The trouble comes when the other kids in Victor’s class, all vying for top honors at a science fair, stumble upon the resurrected Sparky and demand that Victor share his new technology with them.

Pretty soon their bland burg is overrun with mutant creatures, the results of experiments gone wrong.That’s the story’s broad arc, but the real joy of “Frankenweenie” is to be found in the details.

 

First there’s the wondrous blend of the banal and the just plain weird.  The town Victor lives in is practically a photo-realistic suburb, filled with one-story ranch homes accurate in every detail.

But the people who reside there (they’re puppets brought to life through painstaking stop-motion animation) all have a vaguely cadaverous look.  And Victor’s classmates are clearly patterned after famous screen monsters. One kid is a hulking Boris Karloff type. Another is a hunchback with bulging eyes and teeth like a pioneer cemetery.

Particularly amusing is a spacy blonde girl who sifts through her white cat’s litter box and retrieves kitty turds. She studies their shapes, hoping to find omens of her classmates’ futures.

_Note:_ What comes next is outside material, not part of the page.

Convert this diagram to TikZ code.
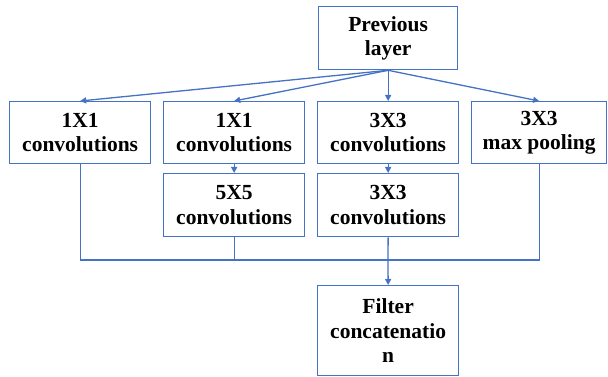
\documentclass[tikz,border=0pt]{standalone}
\usepackage{fontspec}
\setmainfont{Liberation Serif}
\usetikzlibrary{arrows.meta}
\definecolor{lineblue}{RGB}{68,114,196}
\begin{document}
\begin{tikzpicture}[x=1pt,y=-1pt,
  blk/.style={draw=lineblue, line width=1.3pt, inner sep=0pt, anchor=north west,
    align=center, font=\fontsize{21.5}{24.5}\selectfont\bfseries},
  link/.style={draw=lineblue, line width=1.3pt},
  arr/.style={link, -{Triangle[length=6pt,width=6pt]}}]
\useasboundingbox (0,0) rectangle (608,377);
% boxes: name, corner, size
\node[blk, minimum width=139pt, minimum height=63pt] (prev) at (318,6) {Previous\\layer};
\node[blk, minimum width=141pt, minimum height=62pt] (c1) at (9,101) {1X1\\convolutions};
\node[blk, minimum width=141pt, minimum height=62pt] (c2) at (163,101) {1X1\\convolutions};
\node[blk, minimum width=141pt, minimum height=62pt] (c3) at (317,101) {3X3\\convolutions};
\node[blk, minimum width=135pt, minimum height=62pt] (mp) at (471,101) {3X3\\max pooling};
\node[blk, minimum width=141pt, minimum height=63pt] (c5) at (163,173) {5X5\\convolutions};
\node[blk, minimum width=141pt, minimum height=63pt] (c33) at (317,173) {3X3\\convolutions};
\node[blk, minimum width=141pt, minimum height=90pt] (cat) at (317,285) {Filter\\concatenatio\\n};
% fan-out from the previous layer
\draw[arr] (prev.south) -- (c1.north);
\draw[arr] (prev.south) -- (c2.north);
\draw[arr] (prev.south) -- (c3.north);
\draw[arr] (prev.south) -- (mp.north);
% stacked branches
\draw[arr] (c2.south) -- (c5.north);
\draw[arr] (c3.south) -- (c33.north);
% merge into the concatenation
\coordinate (mrg) at (388,260);
\draw[link] (c1.south) |- (mrg);
\draw[link] (c5.south) -- (c5.south |- mrg);
\draw[link] (c33.south) -- (mrg);
\draw[link] (mp.south) |- (mrg);
\draw[arr] (mrg) -- (cat.north);
\end{tikzpicture}
\end{document}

And “Frankenweenie” is constantly evoking other horror movies, not just the “Frankenstein” canon but “Godzilla,” “Gremlins”…there’s even a torchlit mob and a climactic fire in an old windmill.

Many of the voices are familiar: Winona Ryder, Catherine O’Hara, Martin Short, Atticus Shaffer (weird little Brick on TV’s “The Middle”) and especially Martin Landau as Victor’s ancient, elongated science teacher.

Burton and his co-writers manage even to inject a bit of social commentary, as with a PTA meeting to decide the fate of the science teacher whose curriculum rubs more conservative citizens the wrong way.

“They like what science gives them,” the old man observes, “but not the questions science asks.”

Above all, though, “Frankenweenie” has heart. It’s about the love between a child and his pet, and despite the borderline creepiness of the character design and the happy perversities of the film’s outlook, the movie has a sweetness at its core than cannot be diluted.